Step 6: Retention & Loyalty Creation
Apps use AI-powered recommendations, gamified rewards, coupons, and personalized notifications to encourage repeat purchases.
Outcome: Customer Satisfaction
The customer gets a fast, smooth, and personalized shopping experience, while the business benefits from higher conversion rates, repeat orders, and better customer relationships.
How It Makes Money
The mobile commerce business model is profitable because it builds multiple revenue streams and uses customer data to improve retention and increase lifetime value.
Revenue Streams
- Product Sales
- Direct profit margin from selling goods or services.
- Commissions (Marketplace Model)
- Platforms like Meesho or Amazon earn commissions from sellers for each transaction.
- Delivery Charges
- Fast delivery fees, small order fees, and surge pricing (especially for quick commerce apps).
- Advertisement Revenue
- Sponsored product listings
- In-app ads
- Brand placement on banners and push notifications
- Subscription & Loyalty Programs
- Membership models like Amazon Prime or Swiggy One
- Offer free delivery, cashback, and exclusive deals.
- Payment Gateway Fees
- Apps earn small fees for processing payments (in cases where they operate their own payment system).
- Data Monetization (Ethical & Permission-based)
- Insights for sellers
- Market trend analytics
- Consumer behavior patterns
Unit Economics Breakdown
| Metric | Explanation |
| CAC (Customer Acquisition Cost) | Cost to acquire a new user via ads, coupons, or influencer marketing. |
| LTV (Lifetime Value) | Total value a customer generates through repeat purchases and membership renewals. |
| Average Order Value (AOV) | Higher in mobile apps due to personalized upselling and offers. |
| Profit Margin | Ranges from 5%–30% depending on category (fashion, electronics, groceries, etc.). |
| Retention Rate | Significantly higher due to app notifications, UPI payments, and loyalty programs. |
Why It Works Financially
Mobile apps convert better than websites because:
- They store user data
- They offer faster experiences
- They allow direct communication via push notifications
- They reduce marketing costs through repeat customers
Overall, m-commerce earns money through high volume transactions, better margins, and strong customer retention, making it one of the most powerful digital business models today.
Example or Case Study
Case Study: Myntra’s Mobile Commerce Success
Myntra shifted to a mobile-first model early, understanding that Indian consumers increasingly preferred shopping via smartphones. Here’s how the mobile commerce model transformed their growth:
- Problem: Customers wanted quick browsing, personalized fashion recommendations, and simple returns.

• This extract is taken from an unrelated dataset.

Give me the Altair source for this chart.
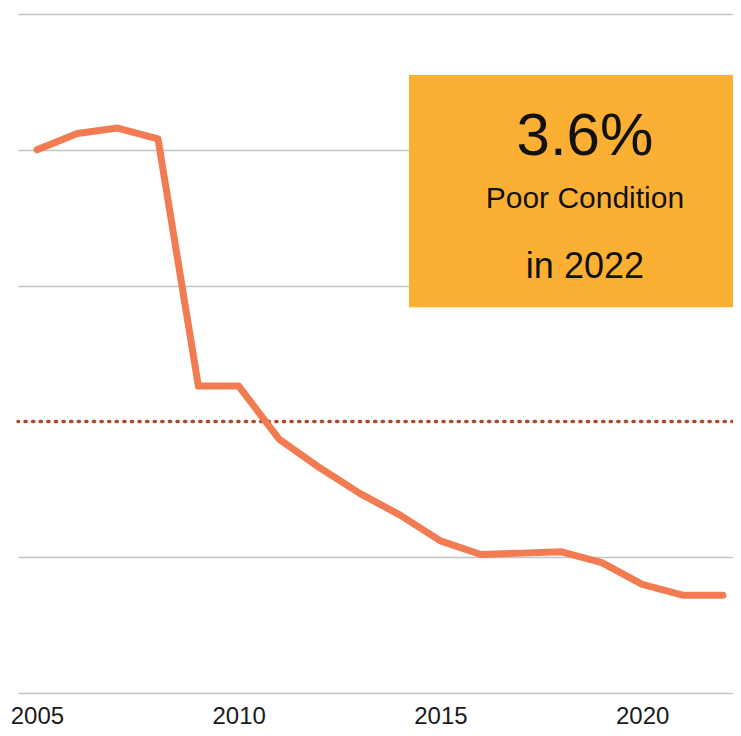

- Solution: Myntra launched an app offering style suggestions, AI-based recommendations, simple filters, and a seamless checkout.
- Customer Journey:
- User discovers the app through social media.
- They download the app and browse personalized collections.
- AI suggests outfits based on browsing history.
- Checkout is completed through UPI with one tap.
- Myntra sends real-time delivery updates and encourages post-purchase engagement.
- Revenue Model: Myntra earns from product margins, marketplace commissions, ads from fashion brands, and loyalty memberships.
This example highlights how the mobile commerce business model improves conversion, retention, and profitability, making it a strong pillar of modern e-commerce in India.
Key Insights
Mobile commerce is not just an extension of e-commerce—it is a more powerful, more profitable model built on convenience, speed, and personalization. With high smartphone penetration in India and evolving consumer behavior, businesses using m-commerce enjoy stronger customer engagement, lower acquisition costs, and higher lifetime value. The ability to deliver seamless checkout, real-time updates, and personalized interactions makes this model sustainable in the long run. For entrepreneurs, adopting a mobile-first strategy is no longer optional—it’s essential for business growth in the digital era.